Plagues, poverty and demanding kings: living through Edinburgh’s dark past would have been far from easy. Centuries controlled and retold only by men, it is hard to imagine the struggles women faced. This International Women’s Day we journey as far back as the 4th century to meet some of the powerful women from Edinburgh’s history who refused to be held back by their gender.
Putting a bit of a literal spin on the saying “I want does not get,” the first of Edinburgh’s powerful women is Saint Triduana. Triduana journeyed to Scotland in 347 AD, bringing the bones of, Saint Andrew, to his namesake town St Andrews.
She was considered a pious woman with little interest in the advances of powerful men. To her displeasure, Triduana’s apparent grace had caught the attention of King Nechtan of the Picts. The King was said to be mesmerised by the beauty of her eyes, but Triduana dismissed the King’s love, the feelings were in no way mutual. This is where the tale takes a dark turn: if it was her eyes the King loved, it was her eyes he would receive. Triduana blinded herself, removing both her eyes with a thorn and sent them to King Nechtan. This allowed her to settle in eastern Edinburgh, and spend the rest of her days living a virtuous life, free from the harassments of men.
A crucial pillar in women’s history is Dr Sophia Jex-Blake. Born in 1840, Sophia paved the way for women’s rights to pursue careers and further education in the UK. Rejecting the idea of marriage to seek a better education, she was determined to achieve a career in Medicine. After her first gender-based rejection from Harvard, Jex-Blake applied to the University of Edinburgh. She was refused on the premise they would not make the necessary arrangements “in the interest of one lady.” This only added fuel to Sophia’s fire. If they would not accept “one lady,” then they would have to accept seven. Sophia advertised for other women to join her cause, and in 1869, The Edinburgh Seven were admitted, becoming the first women to be enrolled in any British university.
Jex-Blake became Edinburgh’s first female doctor in 1878, setting up her own practice to provide affordable medical care for poorer women in the city while giving young female doctors practical experience. The clinic went on to become Edinburgh Hospital and Dispensary for Women, the first hospital in Scotland entirely staffed by women. Leaving a distinguished mark in Edinburgh’s history, Jex-Blake retired in 1899 with her romantic partner, Dr Margaret Todd.
Moving into the 20th century, we thought it’d be poor not to mention Elizabeth Wiskemann. Later to become the first female Montague Burton Professor of International Relations at the University of Edinburgh, Elizabeth’s story began as a journalist in Berlin in 1930. A firm Nazi opponent, Wiskemann was one of the first to alert the UK of the fascism in Germany, resulting in her arrest and expulsion from Germany.
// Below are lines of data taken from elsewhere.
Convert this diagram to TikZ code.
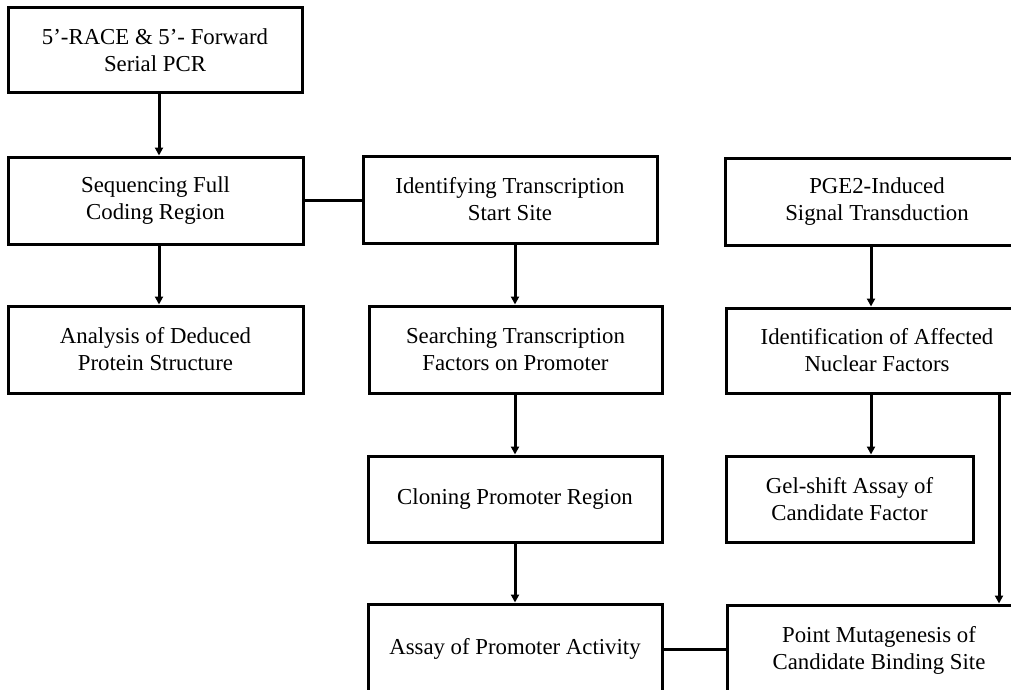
\documentclass[tikz,border=0pt]{standalone}
\usepackage{fontspec}
\setmainfont{Liberation Serif}
\usetikzlibrary{arrows.meta,calc}
\begin{document}
\begin{tikzpicture}[x=1pt,y=-1pt,
  stepbox/.style={draw=black,line width=3pt,fill=white,inner sep=0pt,align=center,
    font=\fontsize{22.8}{27}\selectfont,text=black},
  arr/.style={line width=3pt,-{Triangle[length=8pt,width=8pt]}},
  link/.style={line width=3pt}]
\useasboundingbox (0,0) rectangle (1011,690);
\clip (0,0) rectangle (1011,690);
\coordinate (colL) at (159,0);
\coordinate (colM) at (515,0);
\coordinate (colR) at (871,0);
\coordinate (colE) at (999,0);
\node[stepbox,minimum width=294pt,minimum height=85pt] (A) at (155,50.5) {5'-RACE \& 5'- Forward\\Serial PCR};
\node[stepbox,minimum width=295pt,minimum height=87pt] (B) at (155.5,200.5) {Sequencing Full\\Coding Region};
\node[stepbox,minimum width=295pt,minimum height=87pt] (C) at (155.5,349.5) {Analysis of Deduced\\Protein Structure};
\node[stepbox,minimum width=294pt,minimum height=87pt] (D) at (510,199.5) {Identifying Transcription\\Start Site};
\node[stepbox,minimum width=293pt,minimum height=87pt] (E) at (515.5,349.5) {Searching Transcription\\Factors on Promoter};
\node[stepbox,minimum width=294pt,minimum height=86pt] (F) at (515,499) {Cloning Promoter Region};
\node[stepbox,minimum width=294pt,minimum height=90pt] (G) at (515,649) {Assay of Promoter Activity};
\node[stepbox,minimum width=304pt,minimum height=87pt] (H) at (877,201.5) {PGE2-Induced\\Signal Transduction};
\node[stepbox,minimum width=302pt,minimum height=85pt] (I) at (877,350.5) {Identification of Affected\\Nuclear Factors};
\node[stepbox,minimum width=247pt,minimum height=86pt] (J) at (849.5,499) {Gel-shift Assay of\\Candidate Factor};
\node[stepbox,minimum width=304pt,minimum height=90pt] (K) at (879,650) {Point Mutagenesis of\\Candidate Binding Site};
\draw[arr] (A.south -| colL) -- (B.north -| colL);
\draw[arr] (B.south -| colL) -- (C.north -| colL);
\draw[arr] (D.south -| colM) -- (E.north -| colM);
\draw[arr] (E.south -| colM) -- (F.north -| colM);
\draw[arr] (F.south -| colM) -- (G.north -| colM);
\draw[arr] (H.south -| colR) -- (I.north -| colR);
\draw[arr] (I.south -| colR) -- (J.north -| colR);
\draw[arr] (I.south -| colE) -- (K.north -| colE);
\draw[link] (B.east) -- (B.east -| D.west);
\draw[link] (G.east) -- (G.east -| K.west);
\end{tikzpicture}
\end{document}
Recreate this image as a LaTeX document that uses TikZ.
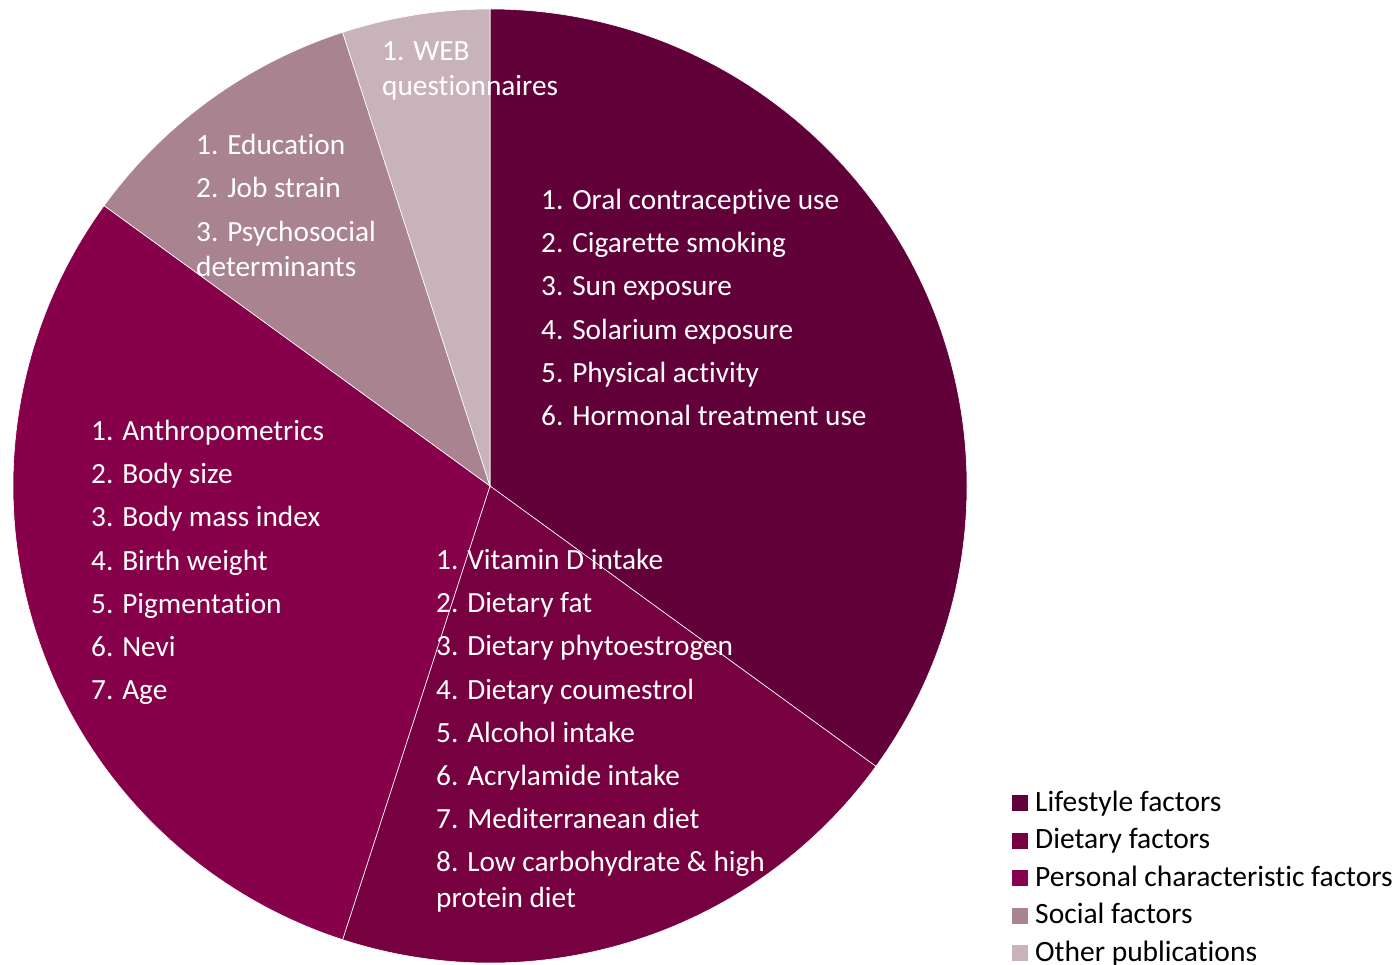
\documentclass[tikz,border=0pt]{standalone}
\usepackage{fontspec}
\setmainfont{Carlito}[Ligatures=NoCommon]
\definecolor{clife}{HTML}{62003A}
\definecolor{cdiet}{HTML}{760040}
\definecolor{cpers}{HTML}{86004A}
\definecolor{csoc}{HTML}{A9838F}
\definecolor{coth}{HTML}{C9B3BA}
\begin{document}
\begin{tikzpicture}[x=1pt,y=1pt,
  slice/.style={draw=white,line width=0.6pt},
  lbl/.style={anchor=base west,inner sep=0pt,text=white,font=\fontsize{29.3}{35}\selectfont},
  leg/.style={anchor=base west,inner sep=0pt,text=black,font=\fontsize{29.5}{35}\selectfont},
  legbox/.style={minimum width=16pt,minimum height=16pt,inner sep=0pt}]
\useasboundingbox (0,0) rectangle (1397,964);
\coordinate (c) at (490,478);
\fill[clife,slice] (c) -- ++(90:477pt) arc[start angle=90,end angle=-36,radius=477pt] -- cycle;
\fill[cdiet,slice] (c) -- ++(-36:477pt) arc[start angle=-36,end angle=-108,radius=477pt] -- cycle;
\fill[cpers,slice] (c) -- ++(-108:477pt) arc[start angle=-108,end angle=-216,radius=477pt] -- cycle;
\fill[csoc,slice] (c) -- ++(144:477pt) arc[start angle=144,end angle=108,radius=477pt] -- cycle;
\fill[coth,slice] (c) -- ++(108:477pt) arc[start angle=108,end angle=90,radius=477pt] -- cycle;
% Lifestyle
\foreach \t [count=\i] in {1. Oral contraceptive use,2. Cigarette smoking,3. Sun exposure,4. Solarium exposure,5. Physical activity,6. Hormonal treatment use}
  \node[lbl] (life\i) at (541,{964-209.5-(\i-1)*43.2}) {\t};
% Personal
\foreach \t [count=\i] in {1. Anthropometrics,2. Body size,3. Body mass index,4. Birth weight,5. Pigmentation,6. Nevi,7. Age}
  \node[lbl] (pers\i) at (91,{964-440.5-(\i-1)*43.2}) {\t};
% Dietary
\foreach \t [count=\i] in {1. Vitamin D intake,2. Dietary fat,3. Dietary phytoestrogen,4. Dietary coumestrol,5. Alcohol intake,6. Acrylamide intake,7. Mediterranean diet,8. Low carbohydrate \& high}
  \node[lbl] (diet\i) at (436,{964-569.5-(\i-1)*43.2}) {\t};
\node[lbl] (diet8b) at (436,{964-907.5}) {protein diet};
% Social
\node[lbl] (soc1) at (196,{964-154.5}) {1. Education};
\node[lbl] (soc2) at (196,{964-197.5}) {2. Job strain};
\node[lbl] (soc3) at (196,{964-241.5}) {3. Psychosocial};
\node[lbl] (soc3b) at (196,{964-276.5}) {determinants};
% Other
\node[lbl] (oth1) at (382,{964-60.5}) {1. WEB};
\node[lbl] (oth1b) at (382,{964-95.5}) {questionnaires};
% Legend
\foreach \col/\t [count=\i] in {clife/Lifestyle factors,cdiet/Dietary factors,cpers/Personal characteristic factors,csoc/Social factors,coth/Other publications}{
  \node[legbox,fill=\col] (lb\i) at (1019.5,{964-803-(\i-1)*37.5}) {};
  \node[leg] (lt\i) at (1035,{964-811-(\i-1)*37.5}) {\t};
}
\end{tikzpicture}
\end{document}
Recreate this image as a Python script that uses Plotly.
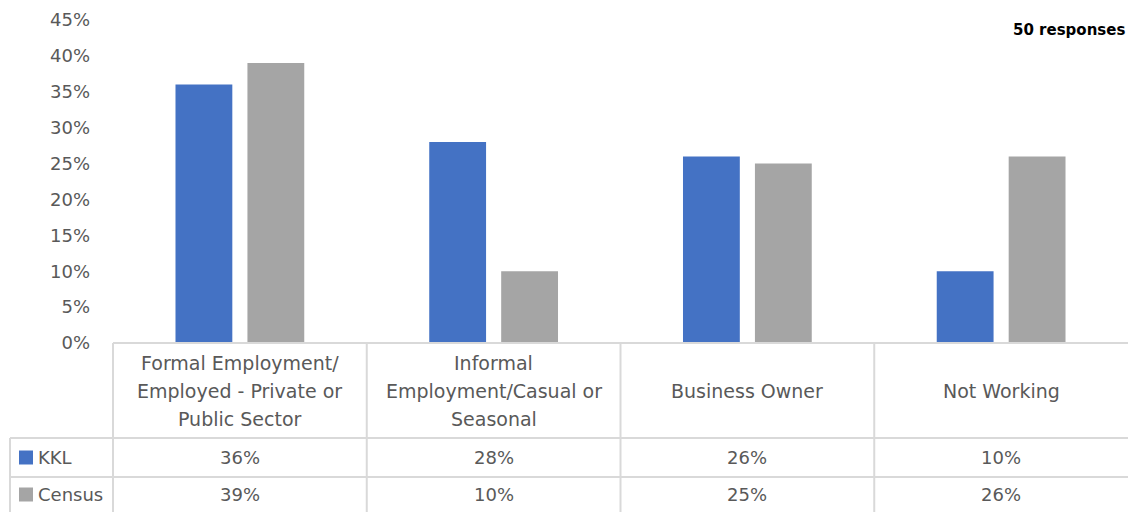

She spent the remainder of the war in Switzerland covering as a press officer, her real occupation was gathering information on Germany and occupied Europe.
In 1944 Elizabeth discovered intelligence that Hungarian Jews were to be shipped to Auschwitz. She sent a telegram to the UK Foreign office containing home addresses of the officials conducting the operation with a request to target their locations. As a result, there was a halt on the Jewish deportations.
During the 17th century, living on one of Mary King’s Close’s neighbouring streets was the businesswoman and philanthropist, Mary Erskine. In 1671, Mary’s husband passed away, leaving her considerable debts. She not only managed to clear these debts but became quite an established women renting out properties in Edinburgh, going on to become an upmarket private bank for businessmen and widowed women looking to develop their own businesses.
In 1694 Mary funded a school for the daughters of burgesses in Edinburgh, her goal to educate orphaned girls who lived in poverty. In 1944 the school was renamed The Mary Erskine School, and still thriving today the school is one of the oldest girls schools in the world.
It wouldn’t be an accurate account of the powerful women from Edinburgh’s history without discussing another Mary: our namesake, Mary King. Mary did not only share a name with Erskine, but she was also a successful businesswoman from the 17th century. Mary King made a living for herself selling clothes and cloth in her market stall on Mary King’s Close.
Closes were often named after notable people living on the street, Mary King was not only a successful merchant but also became a burgess after her husband, Thomas Nimmo passed away. This gave Mary a seat on the Edinburgh council, a very rare achievement for a woman of this time and made her one of the first women with voting rights in the city.